3. The "Blindfold" Twist (Partial Observability)
The researchers also tested what happens if the cars can't see the whole highway (they only see their immediate neighbors).
- The Surprise: You might think being blind would be the biggest problem. But it turned out that having too much information was actually the problem!
- When the AI tried to process the entire highway's data (a massive, complex map), it got overwhelmed. When it was forced to look only at its immediate surroundings (a small, simple view), it actually performed better. It's like trying to solve a puzzle: sometimes, looking at the whole picture confuses you, but focusing on the piece in your hand helps you fit it in.
4. The Takeaway for the Future
The paper concludes with a clear message for the future of self-driving cars and smart traffic:
- Stop memorizing, start understanding: We need AI that can generalize. We can't train a car for every possible traffic jam in the world. The AI needs to be smart enough to handle a traffic jam it has never seen before.
- Actor-Critic is the winner: The "Actor-Critic" style of AI (specifically IPPO) is the most promising path forward. It's like the difference between a robot that follows a script and a human driver who can improvise.

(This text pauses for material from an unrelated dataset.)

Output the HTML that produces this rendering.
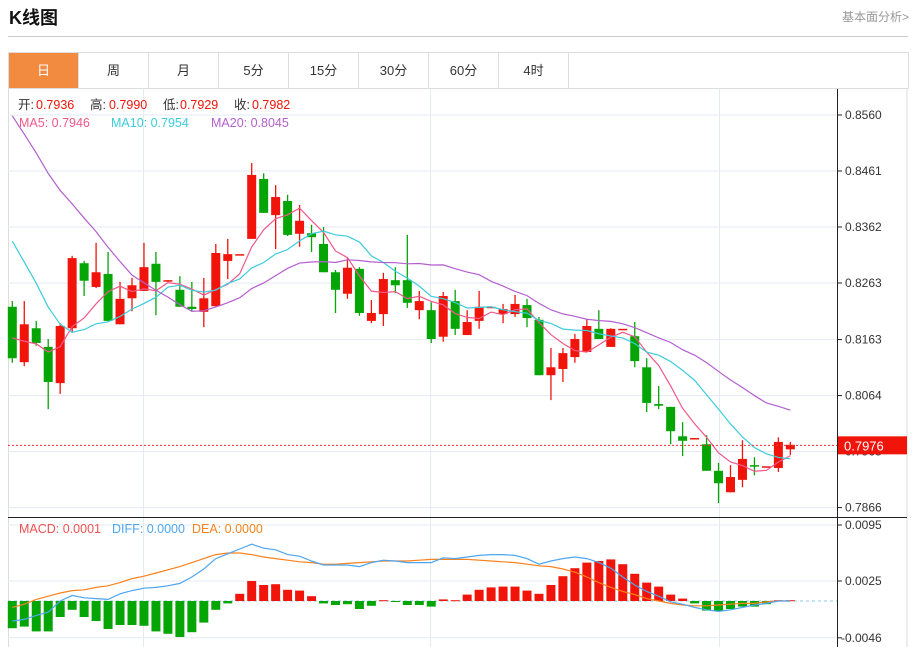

- Less is more: Sometimes, giving the AI less data (just local info) helps it make better decisions than giving it the whole world's data.
In a nutshell:
The researchers built a video game to test how smart car-AI really is. They found that while the AI is great at solving puzzles it has seen before, it struggles when thrown into a new, messy situation. The solution isn't just "smarter" math; it's a different type of AI that learns to be flexible, adaptable, and ready for the unexpected chaos of the real world. They also open-sourced their "gym" (the code and data) so other scientists can keep training these digital drivers to be even better.